CBO's Fiscal Prediction Fails the Smell Test

By Brianna Ehley
Washington Post, October 23, 2012. All Rights Reserved.

The Congressional Budget Office predicted back in August that if the country went over the fiscal cliff, the economy would dip into a shallow recession and take about a year to recover. The U.S. economy would shrink about 0.5 percent over the year before bouncing back and growing at a rapid clip of 4.3 percent annually between 2014 and 2017.

However, the Washington Post’s Brad Plumer reports that a new study by the Levy Economics Institute found problems with CBO’s estimate and claims that it is optimistic at best – without providing alternative projections for declining growth next year.

The authors of the report argue that unless one assumes that U.S. households will start borrowing and spending at an unprecedented rate – which is not likely to happen -- the CBO’s numbers don’t work. The report notes, “households would have to carry more debt than they did at the height of the housing bubble for the CBO’s optimistic growth rates to come true.”
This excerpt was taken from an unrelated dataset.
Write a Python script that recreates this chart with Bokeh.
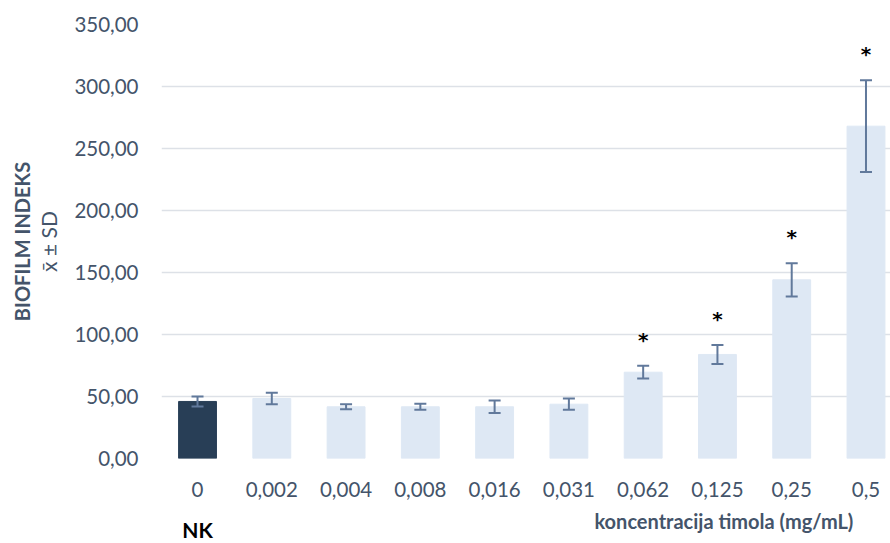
from bokeh.plotting import figure
from bokeh.layouts import column
from bokeh.models import (ColumnDataSource, Range1d, FixedTicker, Whisker, TeeHead,
                          LinearAxis, CustomJSTickFormatter)
from bokeh.core.properties import value
from bokeh.embed import file_html
from bokeh.resources import INLINE

# ---- data ----
categories = ["0", "0,002", "0,004", "0,008", "0,016", "0,031", "0,062", "0,125", "0,25", "0,5"]
means = [46.0, 48.4, 41.7, 41.7, 41.7, 43.8, 69.6, 83.9, 144.1, 268.0]
sds = [4.0, 4.6, 2.0, 2.4, 5.0, 4.5, 5.1, 7.6, 13.4, 37.0]
significant = [False, False, False, False, False, False, True, True, True, True]
y_ticks = [0, 50, 100, 150, 200, 250, 300, 350]

FONT = "Lato"
TXT = "#44546A"
DARK = "#283E56"
LIGHT = "#DEE8F4"
ERR = "#61799B"

xs = list(range(len(categories)))
colors = [DARK] + [LIGHT] * (len(categories) - 1)
src = ColumnDataSource(dict(
    x=xs, top=means, color=colors,
    upper=[m + s for m, s in zip(means, sds)],
    lower=[m - s for m, s in zip(means, sds)],
))
star_src = ColumnDataSource(dict(
    x=[x for x, s in zip(xs, significant) if s],
    y=[m + sd for m, sd, s in zip(means, sds, significant) if s],
    t=["*" for s in significant if s],
))

x_range = Range1d(-0.485, 9.33)
p = figure(width=890, height=505, output_backend="svg", toolbar_location=None,
           x_range=x_range, y_range=Range1d(0, 350),
           min_border_left=161, min_border_right=0, min_border_top=24, min_border_bottom=47)
p.outline_line_color = None

p.vbar(x="x", top="top", width=0.51, color="color", source=src)
p.add_layout(Whisker(source=src, base="x", upper="upper", lower="lower", level="overlay",
                     line_color=ERR, line_width=2,
                     upper_head=TeeHead(size=12, line_color=ERR, line_width=2),
                     lower_head=TeeHead(size=12, line_color=ERR, line_width=2)))
p.text(x="x", y="y", text="t", source=star_src, text_font=value("DejaVu Sans"),
       text_font_size="20px", text_font_style="bold", text_color="black",
       text_align="center", text_baseline="middle", y_offset=-26)

# axes
p.xaxis.ticker = FixedTicker(ticks=xs)
p.xaxis.major_label_overrides = {i: c for i, c in enumerate(categories)}
p.yaxis.ticker = FixedTicker(ticks=y_ticks)
p.yaxis.formatter = CustomJSTickFormatter(code="return tick.toFixed(2).replace('.', ',');")
p.yaxis.axis_label = "x\u0304 \u00b1 SD"
p.yaxis.axis_label_text_font = FONT
p.yaxis.axis_label_text_font_size = "21px"
p.yaxis.axis_label_text_font_style = "normal"
p.yaxis.axis_label_text_color = TXT
p.yaxis.axis_label_standoff = 10

outer = LinearAxis(ticker=FixedTicker(ticks=[]), axis_label="BIOFILM INDEKS",
                   axis_label_text_font=FONT, axis_label_text_font_size="20px",
                   axis_label_text_font_style="bold", axis_label_text_color=TXT,
                   axis_label_standoff=0, major_label_standoff=22,
                   axis_line_color=None, major_tick_line_color=None,
                   minor_tick_line_color=None, major_label_text_font_size="1px")
p.add_layout(outer, "left")

for ax in (p.xaxis, p.yaxis):
    ax.axis_line_color = None
    ax.major_tick_line_color = None
    ax.minor_tick_line_color = None
    ax.major_tick_out = 0
    ax.major_tick_in = 0
    ax.major_label_text_font = FONT
    ax.major_label_text_font_size = "20.5px"
    ax.major_label_text_color = TXT
p.xaxis.major_label_standoff = 23
p.yaxis[0].major_label_standoff = 23

p.xgrid.grid_line_color = None
p.ygrid.grid_line_color = "#DDE1E7"
p.ygrid.grid_line_width = 1.5
p.ygrid.ticker = FixedTicker(ticks=y_ticks)

# bottom strip with the group label and the axis title
p2 = figure(width=890, height=38, output_backend="svg", toolbar_location=None,
            x_range=x_range, y_range=Range1d(0, 38),
            x_axis_location=None, y_axis_location=None,
            min_border_left=161, min_border_right=0, min_border_top=0, min_border_bottom=0)
p2.outline_line_color = None
p2.grid.grid_line_color = None
p2.text(x=[0], y=[14], text=["NK"], text_font=value(FONT), text_font_size="21px",
        text_font_style="bold", text_color="black", text_align="center",
        text_baseline="alphabetic")
p2.text(x=[8.83], y=[23], text=["koncentracija timola (mg/mL)"], text_font=value(FONT),
        text_font_size="20px", text_font_style="bold", text_color=TXT,
        text_align="right", text_baseline="alphabetic")

layout = column(p, p2, spacing=0)
open("out.html", "w").write(file_html(layout, INLINE))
The Levy Economics Institute maps out three post-cliff scenarios.:

Scenario 1 -- There  is an unlikely boom in household borrowing and spending. 
Scenario 2 – The Bush tax cuts are extended and households increase their borrowing and consumption at a more realistic rate. Unemployment stays high.
Scenario 3 – Congress enacts a very modest fiscal stimulus. Unemployment goes down just a bit.

The report also predicts that unemployment will remain unacceptably high for an indefinite period unless Congress and the White House agree to avert a year-end confluence of major tax increases and spending cuts. “Based on our results, we surmise that it would take a much more substantial increase in fiscal stimulus to reduce unemployment to a level that most policymakers would regard as acceptable.”